## start
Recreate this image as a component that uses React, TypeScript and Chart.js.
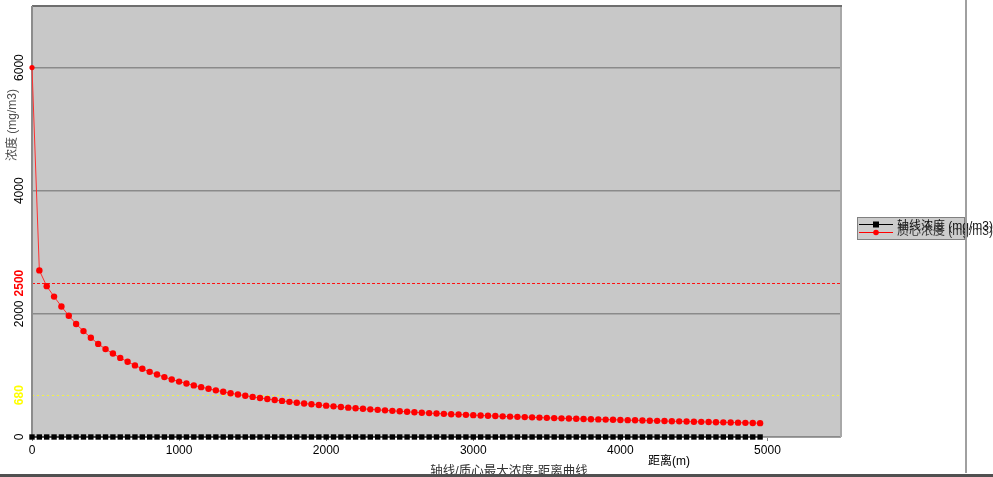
import React, { useEffect, useRef } from 'react';
import { Chart, registerables } from 'chart.js';

Chart.register(...registerables);

const FONT = '"Liberation Sans", "Noto Sans CJK SC", Arial, sans-serif';

const distances = [
  0, 50, 100, 150, 200, 250, 300, 350, 400, 450,
  500, 550, 600, 650, 700, 750, 800, 850, 900, 950,
  1000, 1050, 1100, 1150, 1200, 1250, 1300, 1350, 1400, 1450,
  1500, 1550, 1600, 1650, 1700, 1750, 1800, 1850, 1900, 1950,
  2000, 2050, 2100, 2150, 2200, 2250, 2300, 2350, 2400, 2450,
  2500, 2550, 2600, 2650, 2700, 2750, 2800, 2850, 2900, 2950,
  3000, 3050, 3100, 3150, 3200, 3250, 3300, 3350, 3400, 3450,
  3500, 3550, 3600, 3650, 3700, 3750, 3800, 3850, 3900, 3950,
  4000, 4050, 4100, 4150, 4200, 4250, 4300, 4350, 4400, 4450,
  4500, 4550, 4600, 4650, 4700, 4750, 4800, 4850, 4900, 4950,
];

const axisValues = [
  0, 0, 0, 0, 0, 0, 0, 0, 0, 0,
  0, 0, 0, 0, 0, 0, 0, 0, 0, 0,
  0, 0, 0, 0, 0, 0, 0, 0, 0, 0,
  0, 0, 0, 0, 0, 0, 0, 0, 0, 0,
  0, 0, 0, 0, 0, 0, 0, 0, 0, 0,
  0, 0, 0, 0, 0, 0, 0, 0, 0, 0,
  0, 0, 0, 0, 0, 0, 0, 0, 0, 0,
  0, 0, 0, 0, 0, 0, 0, 0, 0, 0,
  0, 0, 0, 0, 0, 0, 0, 0, 0, 0,
  0, 0, 0, 0, 0, 0, 0, 0, 0, 0,
];

const centroidValues = [
  6000, 2706, 2450, 2280, 2120, 1970, 1835, 1720, 1612, 1512,
  1428, 1355, 1285, 1222, 1163, 1108, 1058, 1014, 973, 935,
  900, 868, 838, 810, 783, 758, 734, 711, 690, 670,
  651, 634, 617, 601, 586, 571, 557, 544, 532, 520,
  509, 498, 487, 477, 467, 458, 449, 441, 433, 425,
  417, 409, 402, 395, 388, 382, 376, 370, 365, 360,
  355, 350, 345, 340, 335, 331, 327, 323, 319, 315,
  311, 307, 303, 300, 296, 293, 289, 286, 283, 280,
  277, 274, 271, 268, 265, 262, 259, 256, 254, 251,
  248, 246, 243, 240, 238, 235, 233, 230, 228, 225,
];

const seriesLabels = ['轴线浓度 (mg/m3)', '质心浓度 (mg/m3)'];
const xTickValues = [0, 1000, 2000, 3000, 4000, 5000];
const yTickValues = [0, 2000, 4000, 6000];
const thresholdValues = [2500, 680];
const thresholdColors = ['#ff1010', '#f4f440'];
const thresholdLabelColors = ['#ff0000', '#ffff00'];
const yTitle = '浓度 (mg/m3)';
const xTitle = '距离(m)';
const caption = '轴线/质心最大浓度-距离曲线';

function rotatedText(ctx: CanvasRenderingContext2D, text: string, x: number, y: number) {
  ctx.save();
  ctx.translate(x, y);
  ctx.rotate(-Math.PI / 2);
  ctx.textAlign = 'center';
  ctx.textBaseline = 'middle';
  ctx.fillText(text, 0, 0);
  ctx.restore();
}

const decorPlugin = {
  id: 'decor',
  beforeDraw(chart: any) {
    const { ctx, chartArea: a } = chart;
    ctx.save();
    ctx.fillStyle = '#ffffff';
    ctx.fillRect(0, 0, chart.width, chart.height);
    ctx.fillStyle = '#c8c8c8';
    ctx.fillRect(a.left, a.top, a.right - a.left, a.bottom - a.top);
    ctx.restore();
  },
  beforeDatasetsDraw(chart: any) {
    const { ctx, chartArea: a, scales } = chart;
    ctx.save();
    ctx.lineWidth = 1;
    thresholdValues.forEach((v, i) => {
      const y = Math.round(scales.y.getPixelForValue(v)) + 0.5;
      ctx.strokeStyle = thresholdColors[i];
      ctx.setLineDash(i === 0 ? [3, 2] : [2, 3]);
      ctx.beginPath();
      ctx.moveTo(a.left, y);
      ctx.lineTo(a.right, y);
      ctx.stroke();
    });
    ctx.setLineDash([]);
    // plot borders (behind markers)
    ctx.lineWidth = 2;
    ctx.strokeStyle = '#a8a8a8';
    ctx.beginPath();
    ctx.moveTo(a.right, a.top);
    ctx.lineTo(a.right, a.bottom);
    ctx.stroke();
    ctx.strokeStyle = '#6e6e6e';
    ctx.beginPath();
    ctx.moveTo(a.left, a.top);
    ctx.lineTo(a.right + 1, a.top);
    ctx.stroke();
    ctx.strokeStyle = '#8c8c8c';
    ctx.beginPath();
    ctx.moveTo(a.left, a.top);
    ctx.lineTo(a.left, a.bottom + 1);
    ctx.stroke();
    ctx.lineWidth = 1;
    ctx.strokeStyle = '#a0a0a0';
    ctx.beginPath();
    ctx.moveTo(a.left, a.bottom + 0.5);
    ctx.lineTo(a.right, a.bottom + 0.5);
    ctx.stroke();
    ctx.restore();
  },
  afterDraw(chart: any) {
    const { ctx, scales } = chart;
    ctx.save();

    // y tick labels (rotated)
    ctx.font = `12px ${FONT}`;
    ctx.fillStyle = '#000000';
    yTickValues.forEach((v) => {
      rotatedText(ctx, String(v), 20, scales.y.getPixelForValue(v));
    });
    ctx.font = `bold 12px ${FONT}`;
    thresholdValues.forEach((v, i) => {
      ctx.fillStyle = thresholdLabelColors[i];
      rotatedText(ctx, String(v), 20, scales.y.getPixelForValue(v));
    });

    // y title
    ctx.font = `12px ${FONT}`;
    ctx.fillStyle = '#505050';
    rotatedText(ctx, yTitle, 13, 125);

    // x title
    ctx.fillStyle = '#000000';
    ctx.textAlign = 'center';
    ctx.textBaseline = 'middle';
    ctx.fillText(xTitle, 669, 462);

    // caption
    ctx.fillStyle = '#333333';
    ctx.font = `12.5px ${FONT}`;
    ctx.fillText(caption, 509, 472);

    // legend
    ctx.fillStyle = '#cccccc';
    ctx.fillRect(857, 217, 107, 22);
    ctx.strokeStyle = '#808080';
    ctx.lineWidth = 1;
    ctx.strokeRect(857.5, 217.5, 107, 22);
    const legendY = [224, 232];
    const legendColors = ['#000000', '#ff0000'];
    chart.data.datasets.forEach((ds: any, i: number) => {
      const y = legendY[i];
      ctx.strokeStyle = legendColors[i];
      ctx.beginPath();
      ctx.moveTo(859, y + 0.5);
      ctx.lineTo(893, y + 0.5);
      ctx.stroke();
      ctx.fillStyle = legendColors[i];
      if (i === 0) {
        ctx.fillRect(873, y - 2.5, 6, 6);
      } else {
        ctx.beginPath();
        ctx.arc(876, y + 0.5, 2.8, 0, Math.PI * 2);
        ctx.fill();
      }
    });
    ctx.font = `12px ${FONT}`;
    ctx.textAlign = 'left';
    ctx.textBaseline = 'middle';
    chart.data.datasets.forEach((ds: any, i: number) => {
      ctx.fillStyle = i === 0 ? '#111111' : '#333333';
      ctx.fillText(ds.label, 897, i === 0 ? 227 : 232);
    });

    // frame lines
    ctx.strokeStyle = '#a0a0a0';
    ctx.lineWidth = 2;
    ctx.beginPath();
    ctx.moveTo(966, 0);
    ctx.lineTo(966, 473);
    ctx.stroke();
    ctx.fillStyle = '#505050';
    ctx.fillRect(0, 474, chart.width, 3);
    ctx.restore();
  },
};

export default function App() {
  const ref = useRef<HTMLCanvasElement>(null);
  useEffect(() => {
    document.body.style.margin = '0';
    const chart = new Chart(ref.current as HTMLCanvasElement, {
      type: 'line',
      data: {
        datasets: [
          {
            label: seriesLabels[0],
            data: distances.map((d, i) => ({ x: d, y: axisValues[i] })),
            borderColor: '#000000',
            backgroundColor: '#000000',
            borderWidth: 1,
            pointStyle: 'rect',
            pointRadius: 3.8,
            pointBorderWidth: 0,
            clip: false,
          },
          {
            label: seriesLabels[1],
            data: distances.map((d, i) => ({ x: d, y: centroidValues[i] })),
            borderColor: '#ff3030',
            backgroundColor: '#ff0000',
            borderWidth: 1,
            pointStyle: 'circle',
            pointRadius: (c: any) => (c.dataIndex === 0 ? 2.6 : 3.2),
            pointBorderWidth: 0,
            clip: false,
          },
        ],
      },
      options: {
        animation: false,
        responsive: false,
        maintainAspectRatio: false,
        devicePixelRatio: 1,
        layout: { padding: { top: 6, right: 152, left: 0, bottom: 0 } },
        plugins: { legend: { display: false }, tooltip: { enabled: false } },
        scales: {
          x: {
            type: 'linear',
            min: 0,
            max: 5500,
            afterFit: (s: any) => {
              s.height = 40;
            },
            afterBuildTicks: (s: any) => {
              s.ticks = xTickValues.map((v) => ({ value: v }));
            },
            ticks: {
              font: { family: FONT, size: 12 },
              color: '#000000',
              padding: 2,
              maxRotation: 0,
              autoSkip: false,
              callback: (v: any) => String(v),
            },
            grid: { drawOnChartArea: false, tickLength: 4, color: '#808080' },
            border: { display: false },
          },
          y: {
            type: 'linear',
            min: 0,
            max: 7000,
            afterFit: (s: any) => {
              s.width = 32;
            },
            afterBuildTicks: (s: any) => {
              s.ticks = yTickValues.map((v) => ({ value: v }));
            },
            ticks: { display: false },
            grid: { color: '#8a8a8a', lineWidth: 1.5, drawTicks: false },
            border: { display: false },
          },
        },
      } as any,
      plugins: [decorPlugin],
    });
    return () => chart.destroy();
  }, []);
  return (
    <div style={{ width: 993, height: 477, position: 'relative' }}>
      <canvas ref={ref} width={993} height={477} style={{ width: 993, height: 477 }} />
    </div>
  );
}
## end
Pick out every line holding the string "React" and return it.

» **Answer to this exercise**:
Recreate this image as a component that uses React, TypeScript and Chart.js.
import React, { useEffect, useRef } from 'react';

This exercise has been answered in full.